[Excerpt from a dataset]
■ ■ ■ ■ ■ ■ ■

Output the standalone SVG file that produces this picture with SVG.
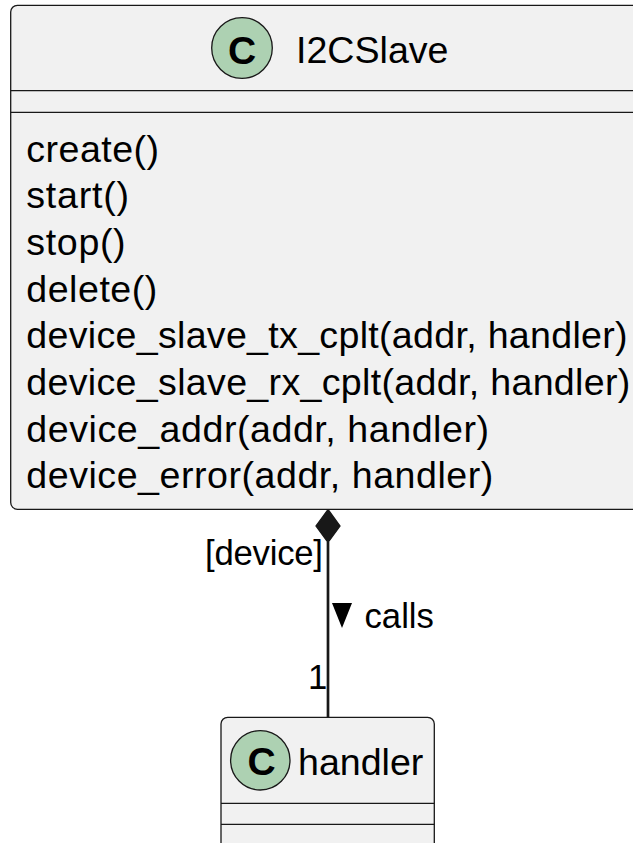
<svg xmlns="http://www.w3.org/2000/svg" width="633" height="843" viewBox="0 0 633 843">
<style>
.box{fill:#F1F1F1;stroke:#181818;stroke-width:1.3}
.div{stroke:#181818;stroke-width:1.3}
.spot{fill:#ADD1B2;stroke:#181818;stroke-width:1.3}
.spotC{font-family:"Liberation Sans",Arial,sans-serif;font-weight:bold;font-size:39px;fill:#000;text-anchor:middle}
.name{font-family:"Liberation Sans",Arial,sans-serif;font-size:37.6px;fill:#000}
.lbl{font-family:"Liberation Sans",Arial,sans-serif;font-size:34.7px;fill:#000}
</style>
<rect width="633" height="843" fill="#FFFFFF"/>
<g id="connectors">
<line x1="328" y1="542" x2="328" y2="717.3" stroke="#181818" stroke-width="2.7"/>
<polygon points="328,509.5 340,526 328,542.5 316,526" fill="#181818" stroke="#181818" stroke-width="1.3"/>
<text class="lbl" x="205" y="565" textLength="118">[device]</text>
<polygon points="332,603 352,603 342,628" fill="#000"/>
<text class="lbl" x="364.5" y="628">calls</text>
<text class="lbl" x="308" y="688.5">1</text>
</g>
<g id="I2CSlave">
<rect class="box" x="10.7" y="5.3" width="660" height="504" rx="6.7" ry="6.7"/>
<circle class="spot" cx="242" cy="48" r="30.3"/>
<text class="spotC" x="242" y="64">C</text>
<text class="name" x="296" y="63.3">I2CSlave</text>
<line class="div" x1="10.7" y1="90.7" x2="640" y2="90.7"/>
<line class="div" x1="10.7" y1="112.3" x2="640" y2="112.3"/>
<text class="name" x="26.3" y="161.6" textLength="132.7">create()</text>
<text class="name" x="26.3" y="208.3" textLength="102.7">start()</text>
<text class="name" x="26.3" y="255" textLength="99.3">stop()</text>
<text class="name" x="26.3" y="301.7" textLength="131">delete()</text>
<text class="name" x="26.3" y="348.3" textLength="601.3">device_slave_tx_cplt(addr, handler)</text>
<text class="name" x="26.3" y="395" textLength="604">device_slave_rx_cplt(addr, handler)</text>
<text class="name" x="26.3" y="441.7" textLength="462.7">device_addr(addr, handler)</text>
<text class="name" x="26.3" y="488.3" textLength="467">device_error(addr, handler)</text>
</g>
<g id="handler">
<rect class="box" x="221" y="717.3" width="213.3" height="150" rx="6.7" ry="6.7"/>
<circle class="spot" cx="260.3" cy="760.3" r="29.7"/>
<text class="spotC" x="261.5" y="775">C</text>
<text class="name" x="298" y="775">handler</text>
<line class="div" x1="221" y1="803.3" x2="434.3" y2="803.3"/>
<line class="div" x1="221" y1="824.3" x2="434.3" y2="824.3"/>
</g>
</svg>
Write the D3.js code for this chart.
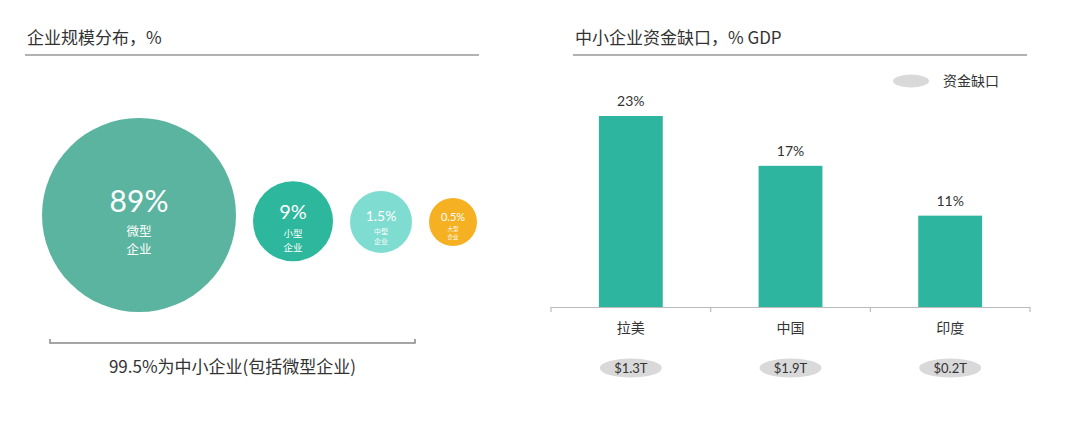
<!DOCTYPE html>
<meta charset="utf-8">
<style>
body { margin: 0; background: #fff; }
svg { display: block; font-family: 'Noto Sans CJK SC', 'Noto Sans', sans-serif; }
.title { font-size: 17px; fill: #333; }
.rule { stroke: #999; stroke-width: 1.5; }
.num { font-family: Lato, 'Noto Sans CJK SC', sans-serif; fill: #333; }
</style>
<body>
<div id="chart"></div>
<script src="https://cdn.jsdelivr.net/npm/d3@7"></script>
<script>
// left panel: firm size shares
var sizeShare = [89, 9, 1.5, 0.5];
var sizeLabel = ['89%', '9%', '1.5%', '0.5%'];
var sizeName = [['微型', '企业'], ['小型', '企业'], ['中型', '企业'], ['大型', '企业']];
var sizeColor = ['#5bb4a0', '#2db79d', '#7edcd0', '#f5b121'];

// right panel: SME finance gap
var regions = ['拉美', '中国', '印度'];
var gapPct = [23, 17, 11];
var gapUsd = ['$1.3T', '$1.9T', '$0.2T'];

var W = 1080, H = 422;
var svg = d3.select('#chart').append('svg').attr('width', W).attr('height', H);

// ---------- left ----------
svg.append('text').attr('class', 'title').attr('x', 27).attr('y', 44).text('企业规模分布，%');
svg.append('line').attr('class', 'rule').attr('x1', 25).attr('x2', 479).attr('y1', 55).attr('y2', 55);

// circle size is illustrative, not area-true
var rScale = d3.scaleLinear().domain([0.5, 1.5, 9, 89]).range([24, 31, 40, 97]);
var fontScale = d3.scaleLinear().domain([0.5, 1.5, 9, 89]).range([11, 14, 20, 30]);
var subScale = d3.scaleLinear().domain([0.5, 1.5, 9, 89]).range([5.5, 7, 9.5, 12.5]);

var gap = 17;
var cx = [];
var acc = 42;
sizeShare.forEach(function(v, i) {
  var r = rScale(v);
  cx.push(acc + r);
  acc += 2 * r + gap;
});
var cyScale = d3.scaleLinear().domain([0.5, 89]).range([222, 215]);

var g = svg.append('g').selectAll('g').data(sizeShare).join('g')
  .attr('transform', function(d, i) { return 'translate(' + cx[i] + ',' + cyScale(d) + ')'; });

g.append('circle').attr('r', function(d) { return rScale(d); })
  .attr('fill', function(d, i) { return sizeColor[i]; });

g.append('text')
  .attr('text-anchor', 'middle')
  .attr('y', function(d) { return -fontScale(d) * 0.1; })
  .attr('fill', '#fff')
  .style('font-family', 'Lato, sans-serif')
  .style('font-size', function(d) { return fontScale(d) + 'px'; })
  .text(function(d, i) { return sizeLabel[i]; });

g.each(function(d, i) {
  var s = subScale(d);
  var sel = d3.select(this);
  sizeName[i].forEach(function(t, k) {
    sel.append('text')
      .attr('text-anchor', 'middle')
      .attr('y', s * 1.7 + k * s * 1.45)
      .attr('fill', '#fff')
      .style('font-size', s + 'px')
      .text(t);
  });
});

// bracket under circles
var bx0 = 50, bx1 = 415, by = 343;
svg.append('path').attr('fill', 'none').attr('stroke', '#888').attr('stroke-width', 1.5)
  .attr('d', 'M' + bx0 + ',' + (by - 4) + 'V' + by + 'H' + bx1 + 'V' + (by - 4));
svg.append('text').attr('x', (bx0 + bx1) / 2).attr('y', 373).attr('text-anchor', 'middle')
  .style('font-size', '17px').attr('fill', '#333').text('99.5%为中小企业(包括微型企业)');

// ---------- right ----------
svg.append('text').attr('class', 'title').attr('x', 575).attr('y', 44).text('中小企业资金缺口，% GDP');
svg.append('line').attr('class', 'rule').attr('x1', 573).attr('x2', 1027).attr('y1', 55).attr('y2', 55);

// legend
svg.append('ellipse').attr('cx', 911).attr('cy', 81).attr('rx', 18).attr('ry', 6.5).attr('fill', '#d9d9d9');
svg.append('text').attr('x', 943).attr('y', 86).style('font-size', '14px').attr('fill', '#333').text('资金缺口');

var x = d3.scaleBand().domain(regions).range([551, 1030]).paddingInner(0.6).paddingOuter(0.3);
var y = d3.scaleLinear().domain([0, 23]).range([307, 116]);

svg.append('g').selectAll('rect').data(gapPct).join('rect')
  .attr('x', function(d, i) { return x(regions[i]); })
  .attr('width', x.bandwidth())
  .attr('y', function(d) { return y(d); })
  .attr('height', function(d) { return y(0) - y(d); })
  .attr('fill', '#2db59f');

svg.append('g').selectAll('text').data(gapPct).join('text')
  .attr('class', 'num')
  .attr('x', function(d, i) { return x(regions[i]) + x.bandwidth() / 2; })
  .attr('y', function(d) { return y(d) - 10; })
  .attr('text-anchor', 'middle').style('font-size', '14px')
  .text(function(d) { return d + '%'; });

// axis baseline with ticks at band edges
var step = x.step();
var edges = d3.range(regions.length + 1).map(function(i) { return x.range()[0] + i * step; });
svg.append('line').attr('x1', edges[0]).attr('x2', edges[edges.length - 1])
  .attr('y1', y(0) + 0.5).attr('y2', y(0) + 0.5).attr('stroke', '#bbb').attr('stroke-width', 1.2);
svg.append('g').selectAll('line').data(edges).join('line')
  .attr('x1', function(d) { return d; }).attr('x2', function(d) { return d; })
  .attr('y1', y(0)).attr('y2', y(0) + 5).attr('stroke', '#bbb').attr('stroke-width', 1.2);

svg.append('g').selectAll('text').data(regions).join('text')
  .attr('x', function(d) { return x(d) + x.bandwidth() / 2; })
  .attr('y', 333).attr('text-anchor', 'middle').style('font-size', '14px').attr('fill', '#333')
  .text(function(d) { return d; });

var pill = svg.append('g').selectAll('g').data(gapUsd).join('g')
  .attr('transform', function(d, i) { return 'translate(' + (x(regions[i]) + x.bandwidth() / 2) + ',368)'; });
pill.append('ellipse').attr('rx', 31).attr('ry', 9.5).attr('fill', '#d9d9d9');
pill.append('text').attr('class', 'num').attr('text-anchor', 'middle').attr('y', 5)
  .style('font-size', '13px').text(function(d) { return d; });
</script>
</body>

■ ■ ■ ■ ■ ■ ■

▶ Request:
Track down every line holding the string "this" and copy it.

▶ Exercise solution:
Output the standalone SVG file that produces this picture with SVG.
Write the D3.js code for this chart.
  var sel = d3.select(this);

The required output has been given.